The constraints allow up to $10^5$ elements, and $n \log n$ sorting comfortably fits within time limits. The rest of the operations are linear and negligible in comparison.

Test Cases

import sys, io

def run(inp: str) -> str:
    sys.stdin = io.StringIO(inp)
    input = sys.stdin.readline

    n, A, B = map(int, input().split())
    s = list(map(int, input().split()))
    
    s1 = s[0]
    total = sum(s)
    
    if A * s1 >= B * total:
        return "0"
    
    rest = s[1:]
    rest.sort(reverse=True)
    
    removed = 0
    for x in rest:
        total -= x
        removed += 1
        if A * s1 >= B * total:
            return str(removed)

# provided sample
assert run("4 10 3\n2 2 2 2\n") == "1", "sample 1"

# all equal already satisfied
assert run("3 10 1\n5 5 5\n") == "0"

# need all removals except first
assert run("3 10 9\n1 100 100\n") == "2"

# minimal case
assert run("1 5 3\n10\n") == "0"

# large skew
assert run("5 100 1\n1 100 100 100 100\n") == "0"
Test input Expected output What it validates
all equal 0 early exit correctness
extreme imbalance 2 removing all others needed
single element 0 boundary n = 1
skewed large values 0 condition already satisfied

Edge Cases

When there is only one hole, the denominator never changes and the answer is always zero. The algorithm handles this because the removal list is empty and the early condition check decides the result immediately.
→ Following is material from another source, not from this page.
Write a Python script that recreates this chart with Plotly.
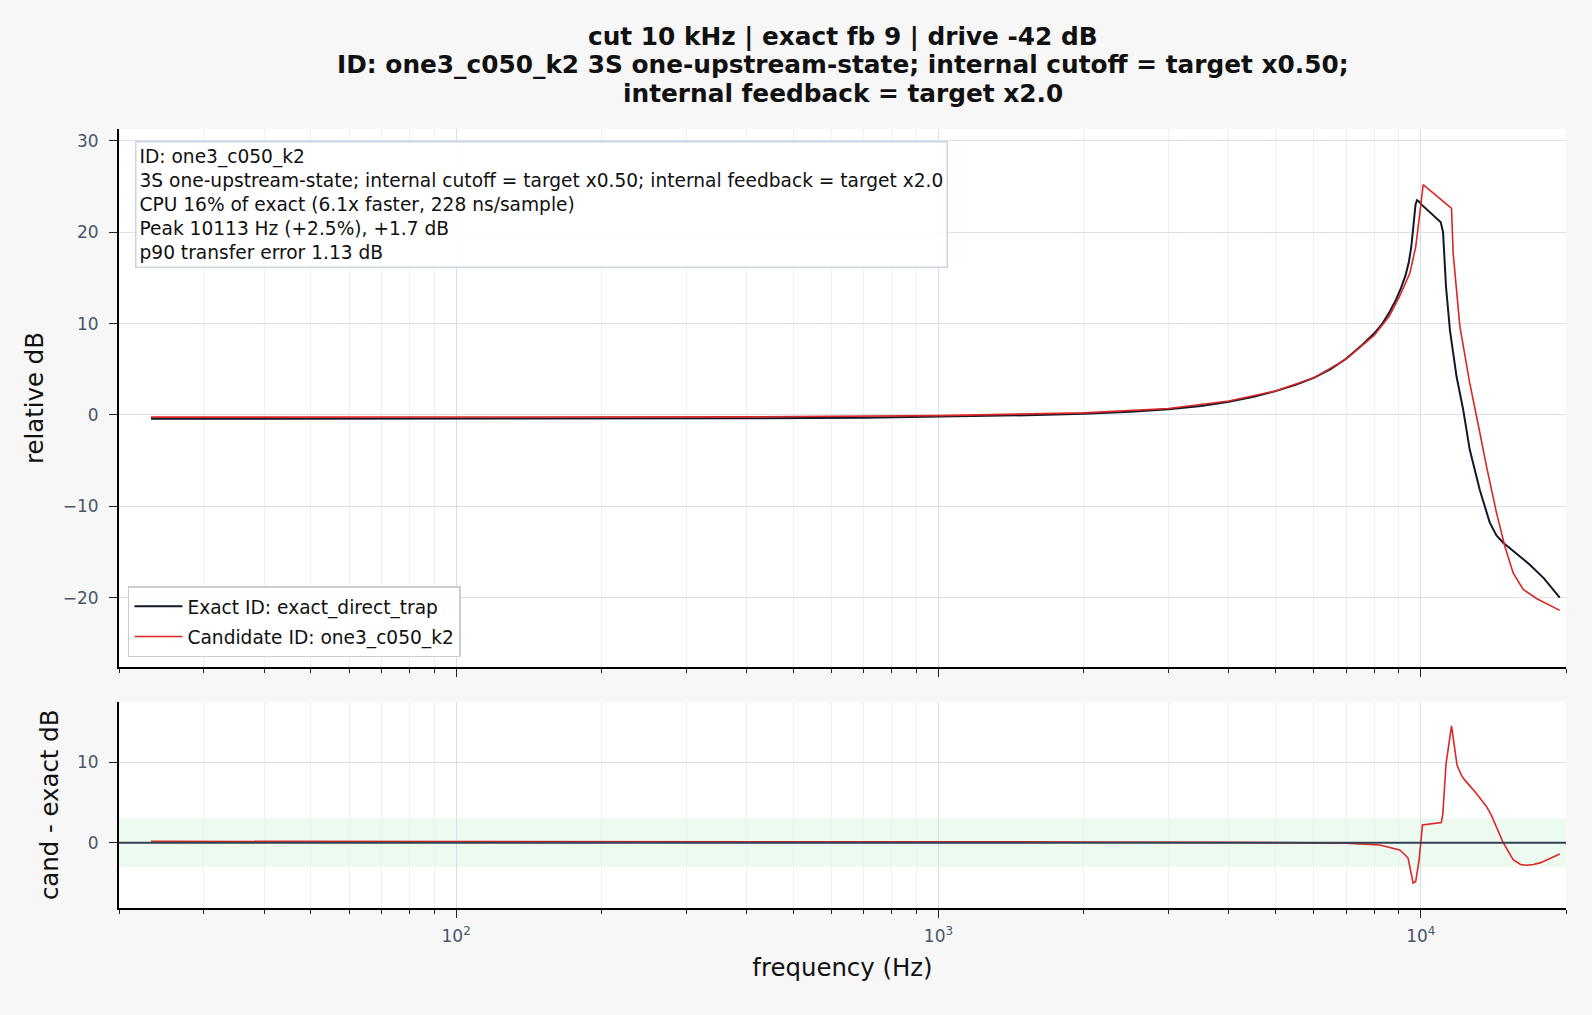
import math
import plotly.graph_objects as go
from plotly.subplots import make_subplots

# ---------------- data ----------------
exact_freq = [23.3, 40, 70, 100, 200, 400, 700, 1000, 1300, 1600, 2000, 2500, 3000, 3500,
              4000, 4500, 5000, 5500, 6000, 6500, 7000, 7500, 8000, 8300, 8600, 8900, 9100,
              9300, 9450, 9550, 9620, 9680, 9750, 9820, 9900, 10000, 10500, 11000, 11120,
              11200, 11280, 11490, 11860, 12240, 12630, 13250, 13600, 13900, 14350, 14820,
              15800, 16830, 18000, 19410]
exact_db = [-0.42, -0.42, -0.42, -0.41, -0.40, -0.38, -0.32, -0.22, -0.12, -0.02, 0.13, 0.35,
            0.62, 0.98, 1.45, 1.98, 2.6, 3.3, 4.05, 5.0, 6.15, 7.5, 8.9, 9.9, 11.2, 12.7, 13.9,
            15.3, 16.8, 18.3, 19.9, 21.8, 23.0, 23.5, 23.4, 23.1, 22.1, 21.1, 20.0, 17.0, 14.0,
            9.3, 4.2, 0.6, -3.8, -8.2, -10.2, -11.8, -13.2, -14.0, -15.2, -16.4, -17.9, -20.0]

cand_freq = [23.3, 100, 400, 1000, 2000, 3000, 4000, 5000, 6000, 7000, 8000, 8600, 9040,
             9490, 9760, 9950, 10113, 11580, 11670, 12050, 12630, 13250, 13680, 14350, 14940,
             15540, 16300, 17370, 19410]
cand_db = [-0.25, -0.25, -0.22, -0.08, 0.22, 0.70, 1.52, 2.62, 4.05, 6.1, 8.7, 10.8, 13.0,
           15.5, 18.4, 22.0, 25.2, 22.6, 17.7, 9.7, 3.5, -1.9, -5.6, -10.7, -14.4, -17.3,
           -19.1, -20.1, -21.4]

diff_freq = [23.3, 100, 500, 1000, 2000, 4000, 6000, 7000, 8220, 9040, 9200, 9410, 9520,
             9640, 9760, 9920, 10080, 11030, 11110, 11280, 11580, 11760, 11890, 12160, 12330,
             13040, 13460, 13680, 14010, 14350, 14820, 15540, 16100, 16560, 17100, 17670,
             18500, 19410]
diff_db = [0.17, 0.17, 0.16, 0.14, 0.10, 0.05, 0.0, -0.05, -0.29, -0.9, -1.3, -1.9, -3.4,
           -5.0, -4.8, -2.1, 2.2, 2.5, 3.6, 9.8, 14.5, 11.5, 9.6, 8.3, 7.8, 6.1, 5.1, 4.5, 3.4,
           2.0, 0.0, -2.1, -2.7, -2.8, -2.7, -2.5, -2.0, -1.4]

major_tick_freqs = [100, 1000, 10000]
major_tick_text = ["10<sup>2</sup>", "10<sup>3</sup>", "10<sup>4</sup>"]
minor_tick_freqs = [20, 30, 40, 50, 60, 70, 80, 90, 200, 300, 400, 500, 600, 700, 800, 900,
                    2000, 3000, 4000, 5000, 6000, 7000, 8000, 9000, 20000]

title_lines = ["cut 10 kHz | exact fb 9 | drive -42 dB",
               "ID: one3_c050_k2 3S one-upstream-state; internal cutoff = target x0.50;",
               "internal feedback = target x2.0"]
info_lines = ["ID: one3_c050_k2",
              "3S one-upstream-state; internal cutoff = target x0.50; internal feedback = target x2.0",
              "CPU 16% of exact (6.1x faster, 228 ns/sample)",
              "Peak 10113 Hz (+2.5%), +1.7 dB",
              "p90 transfer error 1.13 dB"]

# ---------------- figure ----------------
FONT = "DejaVu Sans"
EXACT_C = "#111827"
CAND_C = "#dc2626"
TICK_C = "#475569"
W, H = 1592, 1015
ML, MR, MT, MB = 119, 26, 129, 107
PLOT_H = H - MT - MB

fig = make_subplots(rows=2, cols=1, shared_xaxes=True)

fig.add_trace(go.Scatter(x=exact_freq, y=exact_db, mode="lines",
                         name="Exact ID: exact_direct_trap", legendgroup="a",
                         line=dict(color=EXACT_C, width=2)), row=1, col=1)
fig.add_trace(go.Scatter(x=cand_freq, y=cand_db, mode="lines",
                         name="Candidate ID: one3_c050_k2", legendgroup="b",
                         line=dict(color=CAND_C, width=1.6)), row=1, col=1)

# tolerance band and zero line in the difference panel
fig.add_shape(type="rect", xref="x2 domain", yref="y2", x0=0, x1=1, y0=-3, y1=3,
              fillcolor="#ecfaf0", line=dict(width=0), layer="below")
fig.add_shape(type="line", xref="x2 domain", yref="y2", x0=0, x1=1, y0=0, y1=0,
              line=dict(color="#334155", width=2), layer="above")
fig.add_trace(go.Scatter(x=diff_freq, y=diff_db, mode="lines", showlegend=False,
                         line=dict(color=CAND_C, width=1.6)), row=2, col=1)

xrange = [math.log10(20), math.log10(20000)]
xcommon = dict(type="log", range=xrange, tickmode="array",
               tickvals=major_tick_freqs, ticktext=major_tick_text,
               showgrid=True, gridcolor="#d7deea", gridwidth=1,
               ticks="outside", ticklen=8, tickwidth=1.4, tickcolor="#222",
               ticklabelstandoff=4,
               showline=True, linecolor="black", linewidth=1.8, mirror=False,
               zeroline=False,
               tickfont=dict(family=FONT, size=17, color=TICK_C),
               minor=dict(tickvals=minor_tick_freqs, ticks="outside", ticklen=4,
                          tickwidth=1, tickcolor="#222", showgrid=True,
                          gridcolor="#edf0f5", gridwidth=1))
fig.update_xaxes(**xcommon)
fig.update_xaxes(showticklabels=False, row=1, col=1)
fig.update_xaxes(title=dict(text="frequency (Hz)", standoff=14,
                            font=dict(family=FONT, size=24.4, color="#111")), row=2, col=1)

ycommon = dict(showgrid=True, gridcolor="#d9e0eb", gridwidth=1, zeroline=False,
               ticks="outside", ticklen=8, tickwidth=1.4, tickcolor="#222",
               ticklabelstandoff=7,
               showline=True, linecolor="black", linewidth=1.8, mirror=False,
               tickfont=dict(family=FONT, size=17, color=TICK_C), dtick=10, tick0=0)
fig.update_yaxes(**ycommon)
fig.update_yaxes(range=[-27.6, 31.3], domain=[0.3094, 1.0],
                 title=dict(text="relative dB", standoff=12,
                            font=dict(family=FONT, size=24.4, color="#111")), row=1, col=1)
fig.update_yaxes(range=[-8.1, 17.5], domain=[0.0, 0.2648],
                 title=dict(text="cand - exact dB", standoff=12,
                            font=dict(family=FONT, size=24.4, color="#111")), row=2, col=1)

# multi-line bold title, one line per annotation for exact line spacing
title_centers_px = [36.7, 65.0, 93.3]
for txt, cy in zip(title_lines, title_centers_px):
    fig.add_annotation(xref="paper", yref="paper", x=0.5, y=(H - MB - cy) / PLOT_H,
                       xanchor="center", yanchor="middle", showarrow=False,
                       text="<b>%s</b>" % txt,
                       font=dict(family=FONT, size=24.8, color="#111"))

fig.add_annotation(xref="paper", yref="paper", x=0.011, y=0.9846,
                   xanchor="left", yanchor="top", align="left", showarrow=False,
                   text="<br>".join(info_lines),
                   font=dict(family=FONT, size=18.6, color="#111"),
                   bgcolor="rgba(255,255,255,0.9)", bordercolor="#cbd5e1",
                   borderwidth=1.5, borderpad=3)

fig.update_layout(
    width=W, height=H,
    margin=dict(l=ML, r=MR, t=MT, b=MB),
    paper_bgcolor="#f7f7f7", plot_bgcolor="white",
    font=dict(family=FONT, color="#111"),
    legend=dict(x=0.0062, y=0.322, xanchor="left", yanchor="bottom",
                bgcolor="rgba(255,255,255,0.9)", bordercolor="#cccccc", borderwidth=1.5,
                itemwidth=48, traceorder="grouped", tracegroupgap=3,
                font=dict(family=FONT, size=18.6, color="#111")),
    showlegend=True,
)

fig.write_html("out.html")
When all holes except the first are extremely large, the algorithm removes them in descending order, quickly shrinking the denominator. Each removal is essential, and the loop naturally counts exactly how many are needed until only the first hole remains or the threshold is reached.

When the initial configuration already satisfies the inequality, no sorting or removal is effectively used, since the early check terminates immediately.